The Hurlers Stone Circles
OS Grid ref:- SX259714
Prehistoric remains litter atmospheric and windswept Bodmin Moor.
The three stone circles known as the Hurlers stands on the edge of Bodmin Moor, approximately four miles south of Liskeard , by the village of Minions. They are believed to date from the Bronze Age. Many have speculated on the purpose of the circles from astronomical clock to a ritual meeting place. Multiple stone circles are not uncommon in the south-west area of England.
The circles stand in a high moorland pass, between the slopes of Stowe's Hill or Stowe's Pound, an ancient hill top settlement to the north, and Caradon Hill to the south. The site is strategically placed between the tributaries of the River Fowey to the west and the River Lynher.
The Hurlers is one of the largest prehistoric sites in England. The three stone circles stand close together and all in a line running NNE to SSW.

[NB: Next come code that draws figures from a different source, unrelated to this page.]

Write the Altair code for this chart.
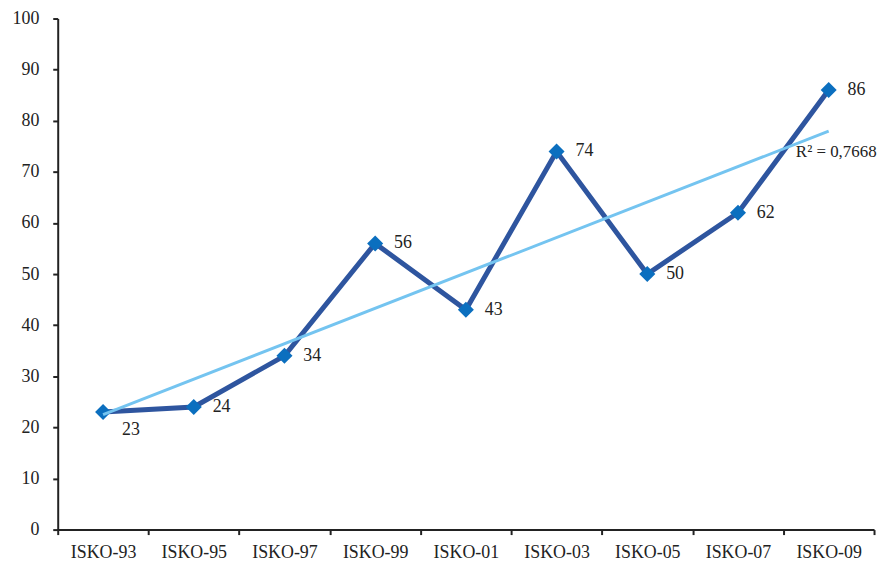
import json
import altair as alt
import pandas as pd

categories = ["ISKO-93", "ISKO-95", "ISKO-97", "ISKO-99", "ISKO-01",
              "ISKO-03", "ISKO-05", "ISKO-07", "ISKO-09"]
values = [23, 24, 34, 56, 43, 74, 50, 62, 86]
label_below = [True, False, False, False, False, False, False, False, False]
r2_text = "R\u00b2 = 0,7668"
r2_cat = "ISKO-09"
r2_value = 73.8

df = pd.DataFrame({
    "cat": categories,
    "value": values,
    "idx": list(range(1, len(categories) + 1)),
    "below": label_below,
})

FONT = "'Liberation Serif', 'Times New Roman', serif"
LINE = "#2E559F"
MARK = "#0B6FBF"
TREND = "#74C4F0"

xscale = alt.Scale(type="band", domain=categories, paddingInner=0, paddingOuter=0)
yscale = alt.Scale(domain=[0, 100], nice=False)

x_enc = alt.X(
    "cat:N", scale=xscale, sort=categories, bandPosition=0.5,
    axis=alt.Axis(title=None, tickBand="extent", labelAngle=0, labelFont=FONT,
                  labelFontSize=18, labelColor="#222", domainColor="#222",
                  domainWidth=2, tickColor="#222", tickWidth=2, tickSize=5,
                  labelPadding=9, grid=False),
)
y_enc = alt.Y(
    "value:Q", scale=yscale,
    axis=alt.Axis(title=None, values=list(range(0, 101, 10)), labelFont=FONT,
                  labelFontSize=18, labelColor="#222", domainColor="#222",
                  domainWidth=2, tickColor="#222", tickWidth=2, tickSize=5,
                  labelPadding=14, grid=False),
)

base = alt.Chart(df)

line = base.mark_line(color=LINE, strokeWidth=5).encode(x=x_enc, y=y_enc)
points = base.mark_point(shape="diamond", filled=True, size=260, color=MARK,
                         opacity=1).encode(x=x_enc, y=y_enc)

cat_expr = json.dumps(categories) + "[round(datum.idx) - 1]"
trend = base.transform_regression("idx", "value", method="linear").transform_calculate(
    cat=cat_expr
).mark_line(color=TREND, strokeWidth=3).encode(x=x_enc, y=y_enc)

labels_right = base.transform_filter("!datum.below").mark_text(
    align="left", baseline="middle", dx=19, font=FONT, fontSize=18, color="#222"
).encode(x=x_enc, y=y_enc, text="value:Q")

labels_below = base.transform_filter("datum.below").mark_text(
    align="left", baseline="middle", dx=19, dy=18, font=FONT, fontSize=18, color="#222"
).encode(x=x_enc, y=y_enc, text="value:Q")

r2_df = pd.DataFrame({"cat": [r2_cat], "value": [r2_value], "text": [r2_text]})
r2 = alt.Chart(r2_df).mark_text(
    align="left", baseline="middle", dx=-33, font=FONT, fontSize=17, color="#222"
).encode(x=x_enc, y=y_enc, text="text:N")

chart = alt.layer(line, points, trend, labels_right, labels_below, r2).properties(
    width=821, height=514,
    padding={"left": 4, "top": 0, "right": 2, "bottom": 2},
).configure_view(stroke=None)

chart.save("out.html", embed_options={"renderer": "svg", "actions": False})
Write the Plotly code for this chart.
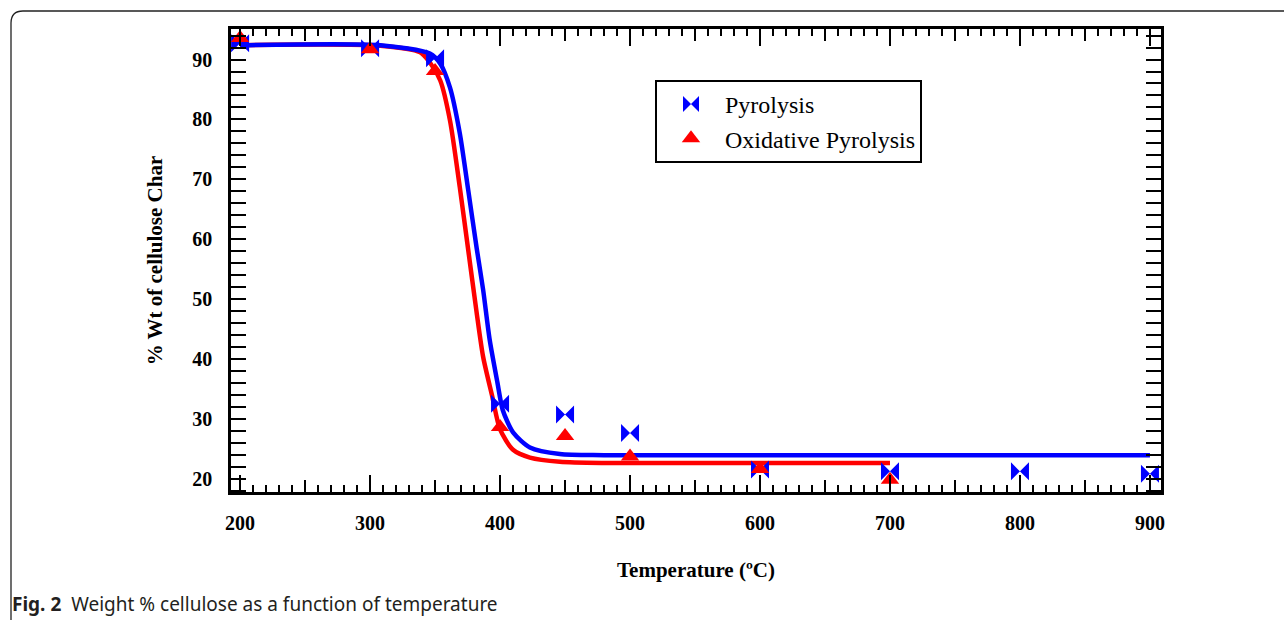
import plotly.graph_objects as go

# ---------------- data ----------------
pyro_temp = [200, 300, 350, 400, 450, 500, 600, 700, 800, 900]
pyro_wt = [92.7, 91.9, 90.2, 32.5, 30.7, 27.6, 21.5, 21.2, 21.2, 20.8]

oxid_temp = [200, 300, 350, 400, 450, 500, 600, 700]
oxid_wt = [93.6, 91.7, 88.1, 28.6, 27.1, 23.7, 21.6, 19.8]

pyro_fit_temp = [200, 308, 346, 354, 361.5, 369, 375.5, 382, 387, 392, 398, 402, 410, 423, 446, 480, 900]
pyro_fit_wt = [92.4, 92.4, 91.0, 89.3, 85.3, 77.7, 68.2, 58.5, 51.5, 43.2, 36.0, 31.5, 27.7, 25.2, 24.1, 23.9, 23.9]

oxid_fit_temp = [200, 308, 338.5, 346, 354, 361.5, 369, 375.5, 382, 387, 394, 400, 410, 423, 446, 480, 700]
oxid_fit_wt = [92.4, 92.3, 91.2, 89.5, 86.5, 79.8, 68.7, 58.2, 47.7, 40.3, 33.7, 28.2, 24.8, 23.5, 22.8, 22.6, 22.6]

x_major = [200, 300, 400, 500, 600, 700, 800, 900]
x_mid = [250, 350, 450, 550, 650, 750, 850]
y_major = [20, 30, 40, 50, 60, 70, 80, 90]

# ---------------- layout constants ----------------
W, H = 1284, 620
L, R, T, B = 231, 1161, 29, 492
XR = [193, 908.5]
YR = [17.75, 95.1]


def px(x):
    return (x - L) / (R - L)


def py(y):
    return (B - y) / (B - T)


SERIF = "Liberation Serif, Times New Roman, serif"
BLUE = "#0000ff"
RED = "#ff0000"

fig = go.Figure()

fig.add_trace(go.Scatter(x=oxid_fit_temp, y=oxid_fit_wt, mode="lines",
                         line=dict(color=RED, width=4.5, shape="spline", smoothing=0.7),
                         showlegend=False, hoverinfo="skip"))
fig.add_trace(go.Scatter(x=pyro_fit_temp, y=pyro_fit_wt, mode="lines",
                         line=dict(color=BLUE, width=4.5, shape="spline", smoothing=0.7),
                         showlegend=False, hoverinfo="skip"))
fig.add_trace(go.Scatter(x=pyro_temp, y=pyro_wt, mode="markers", name="Pyrolysis",
                         marker=dict(symbol="bowtie", size=18, color=BLUE)))
fig.add_trace(go.Scatter(x=oxid_temp, y=oxid_wt, mode="markers", name="Oxidative Pyrolysis",
                         marker=dict(symbol="triangle-up", size=16, color=RED)))
# invisible trace to carry the mid ticks axis
fig.add_trace(go.Scatter(x=[XR[0]], y=[YR[0]], xaxis="x2", mode="markers",
                         marker=dict(opacity=0), showlegend=False, hoverinfo="skip"))

fig.update_layout(
    width=W, height=H,
    margin=dict(l=L, r=W - R, t=T, b=H - B),
    paper_bgcolor="white", plot_bgcolor="white",
    font=dict(family=SERIF, color="black"),
    xaxis=dict(range=XR, showgrid=False, zeroline=False,
               showline=True, linecolor="black", linewidth=2.5, mirror="allticks",
               tickmode="array", tickvals=x_major, ticks="inside", ticklen=17, tickwidth=2,
               tickcolor="black",
               minor=dict(dtick=10, tick0=200, ticks="inside", ticklen=7, tickwidth=2, tickcolor="black"),
               tickfont=dict(family=SERIF, size=20, color="black", weight="bold"),
               ticklabelstandoff=11,
               title=dict(text="Temperature (ºC)", font=dict(family=SERIF, size=21, weight="bold"),
                          standoff=30)),
    xaxis2=dict(range=XR, overlaying="x", side="bottom", showgrid=False, zeroline=False,
                showline=False, mirror="allticks", tickmode="array", tickvals=x_mid,
                ticks="inside", ticklen=12, tickwidth=2, tickcolor="black",
                showticklabels=False),
    yaxis=dict(range=YR, showgrid=False, zeroline=False,
               showline=True, linecolor="black", linewidth=2.5, mirror="allticks",
               tickmode="array", tickvals=y_major, ticks="inside", ticklen=15, tickwidth=2,
               tickcolor="black",
               minor=dict(dtick=2, tick0=20, ticks="inside", ticklen=9, tickwidth=2, tickcolor="black"),
               tickfont=dict(family=SERIF, size=20, color="black", weight="bold"),
               ticklabelstandoff=12,
               title=dict(text="% Wt of cellulose Char", font=dict(family=SERIF, size=21, weight="bold"),
                          standoff=24)),
    legend=dict(x=px(655), y=py(80), xanchor="left", yanchor="top",
                bgcolor="white", bordercolor="black", borderwidth=2,
                font=dict(family=SERIF, size=24, color="black"),
                itemwidth=58, tracegroupgap=0),
    showlegend=True,
)

# outer rounded frame (page figure border)
fx0, fy0, rad = 11, 11, 12
path = (f"M {px(W + 10)},{py(fy0)} L {px(fx0 + rad)},{py(fy0)} "
        f"Q {px(fx0)},{py(fy0)} {px(fx0)},{py(fy0 + rad)} L {px(fx0)},{py(H + 10)}")
fig.add_shape(type="path", path=path, xref="paper", yref="paper",
              line=dict(color="#222222", width=1.3), layer="above")

fig.add_annotation(x=px(10), y=py(604), xref="paper", yref="paper",
                   xanchor="left", yanchor="middle", showarrow=False,
                   text="<b>Fig. 2</b>  Weight % cellulose as a function of temperature",
                   font=dict(family="Noto Sans, Open Sans, sans-serif", size=19, color="#231f20"))

fig.write_html("out.html")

The circles vary in size from 105 feet to 135 feet across. The largest is the central circle, which is oval in shape, with a diameter of 41.8 by 40.5metres (137 x 132feet) and consists of 14 stones.
The southern circle is the smaller but more complete, although some stones are missing, the other two circles have been restored. The central circle consists of 14 stones. The northern circle now has 15 stones, although it once had 24.
Two standing stones known locally as 'the Pipers' which stand approximately 120 metres to the West of the main circle.
Legend states that the Hurlers are the forms of men turned to stone for playing the game of hurlers on the Sabbath. The historian William Camden wrote in 1610:-
'The neighbouring inhabitants terme them Hurlers, as being by devout and godly error perswaded that they had been men sometime transformed into stones, for profaning the Lord's Day with hurling the ball'
A line drawn through the centres of the circles points to Rillaton Barrow, a large prehistoric burial mound, which stands five hundred metres north-northeast of the Hurlers. The barrow consists of a mound of stone and earth that has a diameter of over 35 metres and stands over 2.5 metres high. In 1837 and a gold, corrugated cup, now known as the Rillaton Cup, and a bronze dagger were excavated from the barrow. The cup, which is believed to date from 2000-1500BC, is now kept in the British Museum. A replica of the cup may be seen in the Royal Cornwall Museum at Truro.
To reach the circle, from Liskeard take the B3254 north and continue as far as Upton Cross. Then turn left and head for Minions. There is a car park in the village, from which the stones are a short walk.